The German led them to qualification after a third place finish in group F behind Northern Ireland & Romania, and a play-off with Norway- who were dispatched 3-1. Drawn again in Group F of the tournament itself, they were paired with Austria (whom they had in a sense played alongside during the Anschluss years), Iceland & Portugal.

 

A win & two draws was enough to see them top- beating Austria 2-1 a great start prior to draws with Iceland & the Portuguese. That set up a last 16 tie with Belgium, who swatted them aside 4-0.

 

The World Cup has been minus a Magyar presence since the year prior to my own birth. Their first group match of that 1986 finals was a 6-0 hiding by the Soviets, swiftly followed up with a 2-0 win over Canada & 3-0 beating by France.

 

Failure to qualify for any tournaments outside the Olympics led to their lowest FIFA ranking to date by 1996, as they dropped to 87th. Not even the 1993 return of Puskás as manager lifted the gloom, as he lasted only four matches.

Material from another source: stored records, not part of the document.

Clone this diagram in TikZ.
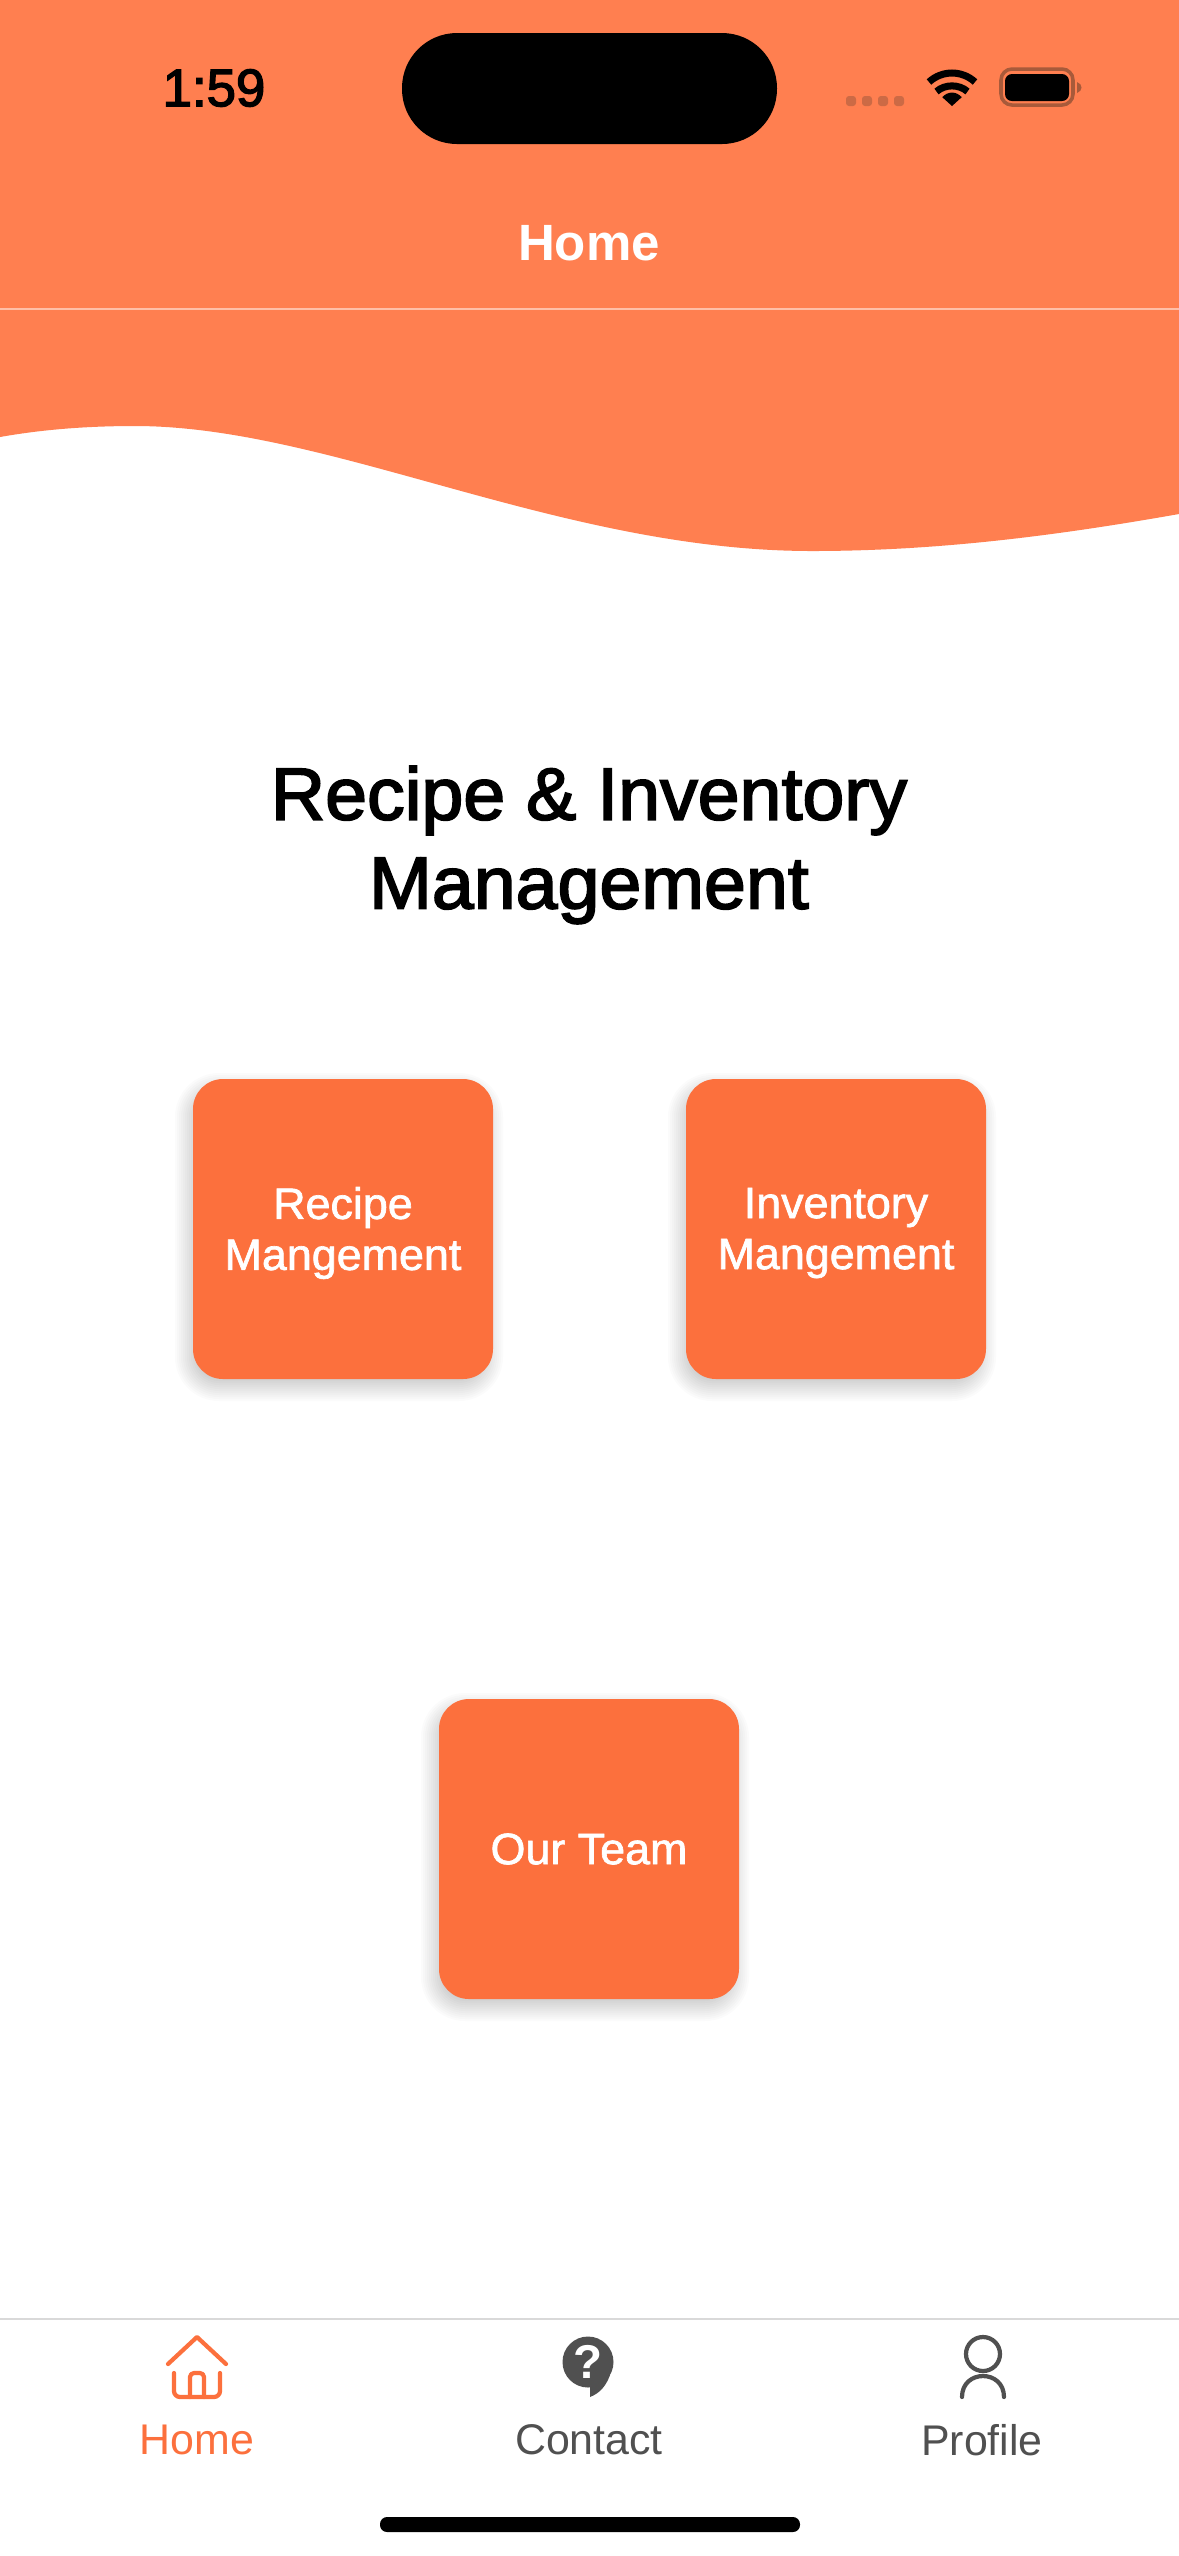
\documentclass[tikz,border=0pt]{standalone}
\usepackage{fontspec}
\setmainfont{Liberation Sans}
\newfontface\midfont{Liberation Sans}[FakeBold=2.4, FakeStretch=1.02]
\newfontface\btnfont{Liberation Sans}[FakeBold=1.5, FakeStretch=1.02]
\newfontface\clockfont{Liberation Sans}[FakeBold=2.6]
\usepackage{xcolor}
\definecolor{coral}{HTML}{FF7F50}
\definecolor{btnorange}{HTML}{FC703D}
\definecolor{tabgray}{HTML}{505050}
\definecolor{rimbrown}{HTML}{A85A3A}
\definecolor{dotbrown}{HTML}{CC6A45}
\tikzset{
  navlabel/.style={font=\fontsize{14.5}{17}\selectfont\bfseries, text=white},
  btnlabel/.style={font=\fontsize{12.5}{14.5}\selectfont\btnfont, text=white, align=center},
  tablabel/.style={font=\fontsize{12.2}{14}\selectfont, text=tabgray},
  tabline/.style={line width=1.2pt, line cap=round, line join=round},
  wifiband/.style={black, line width=2pt}
}
\begin{document}
\begin{tikzpicture}[x=0.01cm, y=-0.01cm]
  \useasboundingbox (0,0) rectangle (1179,2556);
  \fill[white] (0,0) rectangle (1179,2556);

  % ── Header with wave ──
  \fill[coral] (0,0) -- (1179,0) -- (1179,514)
    .. controls (1060,535) and (940,551) .. (812,551)
    .. controls (560,551) and (330,426) .. (135,426)
    .. controls (90,426) and (45,429) .. (0,437) -- cycle;
  \draw[white!50!coral, line width=0.3pt] (0,309) -- (1179,309);
  \node[navlabel] (navtitle) at (589,243) {Home};

  % ── Status bar ──
  \fill[black, rounded corners=55*0.01cm] (402,33) rectangle (777,144);
  \node[font=\fontsize{15}{17}\selectfont\clockfont] (clock) at (214,88) {1:59};
  \foreach \x in {851,867,883,899}{\fill[dotbrown, rounded corners=0.03cm] (\x-5,96) rectangle (\x+5,106);}
  % wifi
  \coordinate (wifibase) at (952,106);
  \fill[black] (wifibase) -- ++(-0.75*13,-0.68*13) .. controls (948,91) and (956,91) .. (961.75,97.16) -- cycle;
  \draw[wifiband] (936.5,91.5) .. controls (945,84) and (959,84) .. (967.5,91.5);
  \draw[wifiband] (929,82) .. controls (942,70) and (962,70) .. (975,82);
  % battery
  \draw[rimbrown, line width=1pt, rounded corners=0.11cm] (1001,69) rectangle (1073,105);
  \fill[black, rounded corners=0.07cm] (1005,74) rectangle (1069,101);
  \fill[rimbrown] (1077,82) .. controls (1083,84) and (1083,91) .. (1077,93) -- cycle;

  % ── Title ──
  \node[font=\fontsize{21}{25.3}\selectfont\midfont, align=center] (title) at (589,845)
    {Recipe \& Inventory\\Management};

  % ── Buttons ──
  \foreach \bname/\bx/\by/\ty/\btext in
      {recipebtn/343/1229/1233/{Recipe\\Mangement},
       inventorybtn/836/1229/1233/{Inventory\\Mangement},
       teambtn/589/1849/1849/{Our Team}} {
    \foreach \s in {0,...,13}{
      \pgfmathsetmacro{\grow}{14-2*\s}
      \pgfmathsetmacro{\rad}{max(0.06,0.3+0.01*\grow)}
      \fill[black, opacity=0.016, rounded corners=\rad cm]
        ({\bx-150-\grow-4},{\by-150-\grow+8}) rectangle ({\bx+150+\grow-4},{\by+150+\grow+8});
    }
    \fill[btnorange, rounded corners=0.3cm] (\bx-150,\by-150) rectangle (\bx+150,\by+150);
    \node[btnlabel] (\bname) at (\bx,\ty) {\btext};
  }

  % ── Tab bar ──
  \draw[black!15, line width=0.5pt] (0,2319) -- (1179,2319);
  % home icon
  \draw[btnorange, tabline] (168,2364) -- (197,2337) -- (226,2364);
  \draw[btnorange, tabline, rounded corners=0.06cm] (174,2373) -- (174,2397) -- (220,2397) -- (220,2373);
  \draw[btnorange, tabline, rounded corners=0.04cm] (190,2397) -- (190,2373) -- (204,2373) -- (204,2397);
  \node[tablabel, text=btnorange] (hometab) at (197,2440) {Home};
  % contact icon
  \fill[tabgray] (588,2362) circle (25.5);
  \fill[tabgray] (590,2380) -- (590,2397) .. controls (600,2393) and (606,2386) .. (610,2375) -- cycle;
  \node[font=\fontsize{13.5}{15}\selectfont\bfseries, text=white] (helpmark) at (588,2362) {?};
  \node[tablabel] (contacttab) at (589,2440) {Contact};
  % profile icon
  \draw[tabgray, tabline] (983,2354) circle (17);
  \draw[tabgray, tabline] (962,2397) .. controls (962,2369) and (1004,2369) .. (1004,2397);
  \node[tablabel] (profiletab) at (982,2440) {Profile};

  % home indicator
  \fill[black, rounded corners=0.07cm] (380,2517) rectangle (800,2532);
\end{tikzpicture}
\end{document}
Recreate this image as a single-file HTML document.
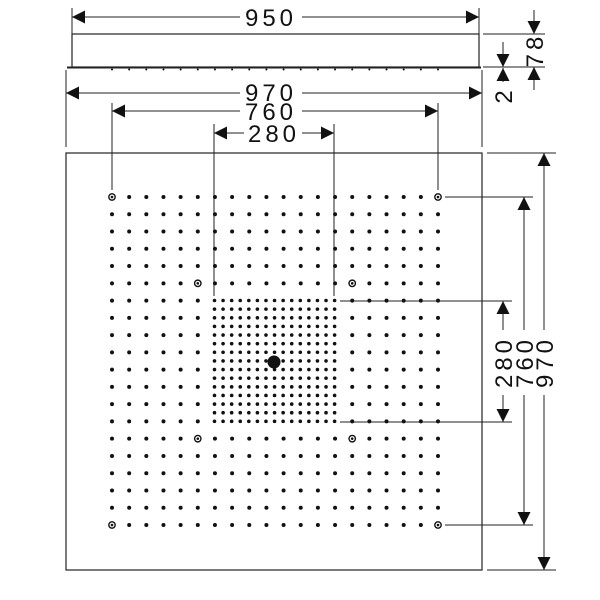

One of his later successors, Peter Bozsik, would also walk out following a Euro 2008 qualifying campaign which saw them hit the low of losing to the minnows of Malta.

 

Even looking outside of the country for managers was seemingly a failed experiment as neither Lothar Matthaus nor Dutchman Erwin Koeman (Ronald's brother) could stop the slump. This then paved the way for Storck to work a minor miracle, before being sacked for failing to get to last year's World Cup in Russia, qualifying having included a loss to Andorra along the way.

 

Marco Rossi's subsequent (& currently ongoing) reign, assisted by former West Brom man Zoltan Gera, has latterly brought with it some encouraging results in the new Nations League. Euro 2020 qualification currently finding them top of Group E after wins over CroatiaAzerbaijan & Wales, a decent recovery from an opening loss to Slovakia. Time will, as it always does, tell whether that will be enough to wake this giant from a long sleep!